The U.S. International Trade Commission indicates in its most recent annual report on the operation of the U.S. trade agreements programme that in 2016 there was a single on-going Section 301 investigation, involving various meat hormone directives issued by the EU. The United States instituted this proceeding in 1987, successfully challenged the targeted restrictions at the WTO during the 1990s, and imposed additional duties on certain products in 1999 when the EU failed to lift the restrictions. In 2012, the United States and the EU signed a provisional settlement and the additional duties were rescinded. However, in December 2016 representatives of the U.S. beef industry filed a request with USTR asking that the additional duties be reinstated.
According to press reports, the mainland Chinese government has vowed to use “all means necessary” to defend the mainland and mainland Chinese companies from the current Section 301 probe. Mainland China’s Ministry of Commerce has reportedly described the investigation as “irresponsible,” “protectionist” and ignorant of WTO rules. Gao Feng, a spokesman for the ministry, ostensibly referred to the move as a “violation” of the international trade system.
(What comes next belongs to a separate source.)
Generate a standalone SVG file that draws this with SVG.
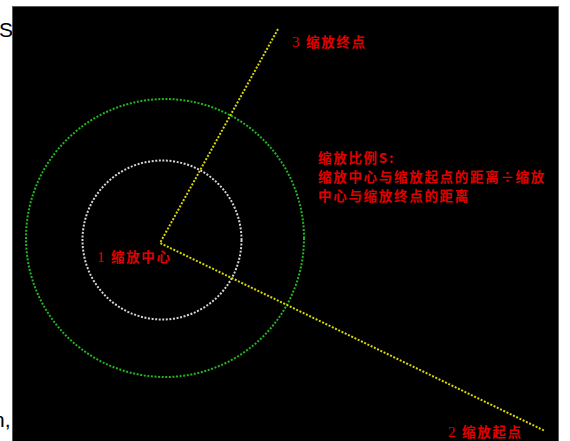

The response from the U.S. business community has been relatively muted so far, although several associations have commented on the 14 August executive memorandum instructing USTR to initiate the Section 301 proceeding. On 14 August, the National Association of Manufacturers highlighted two tweets by NAM President and CEO Jay Timmons stating that mainland China’s intellectual property practices hurt the U.S. manufacturing sector and expressing NAM’s willingness to work with the administration to protect U.S. intellectual property. The U.S. Chamber of Commerce, meanwhile, indicated on 14 August that the executive memorandum “is an opportunity” for the U.S. government to examine serious concerns regarding a range of mainland Chinese government policies and practices and consider a “prudent path forward.” The association also urged the two sides to “work together to resolve these concerns” in light of the “critical” importance of the bi-lateral relationship.